Ora Napoletano, ora Messinese, ora Barese, Colapesce è un mito trasversale. Nel XII secolo Nicolas the Fish venne persino menzionato da un cronista gallese di nome Walter Maps, e le gesta di un certo Nicola de Bar vennero cantate dal poeta provenzale Raimon Jordan. Ne esistono anche versioni spagnole e di altri paesi europei.
Quasi sempre Colapesce aiuta i pescatori a scovare i luoghi più ricchi di pesce, trova tesori sommersi, racconta i misteri del mare, e rimane sempre più un umano che un mostro marino.
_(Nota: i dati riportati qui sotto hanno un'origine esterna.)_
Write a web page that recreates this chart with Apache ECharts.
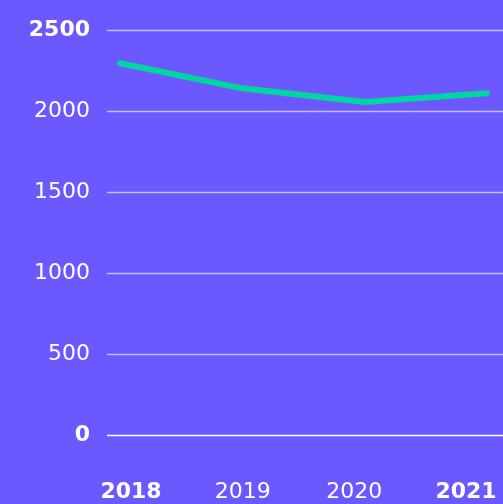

Tendenzialmente è una figura positiva, a metà strada fra gli antichi dèi pesce babilonesi portatori di conoscenza e civiltà (in cui gli amanti dei misteri amano vedere antichi astronauti con tanto di scafandri, o illuminati sopravvissuti di Atlantide pronti a ricostruire il mondo), e le sirene ammaliatrici dell’Odissea.
Niente a che vedere con i terrificanti uomini pesce narrati da Lovercraft, abomini nati da malvage divinità abissali, né con l’invincibile Acquaman dei fumetti, il figlio di Atlantide immaginato da Stan Lee.
È invece un tenero bambino mutaforma il Colapesce di Luca, il nuovo film della Pixar che vuole essere una rivisitazione moderna della leggenda, ambientato lungo le coste della Liguria. Ci auguriamo che questo divertente film di animazione possa riportare in auge fra le nuove generazioni un mito nostrano ancora troppo poco conosciuto, che altrimenti rischia di sbiadire nella risacca del tempo, come gran parte del nostro bagaglio folkloristico.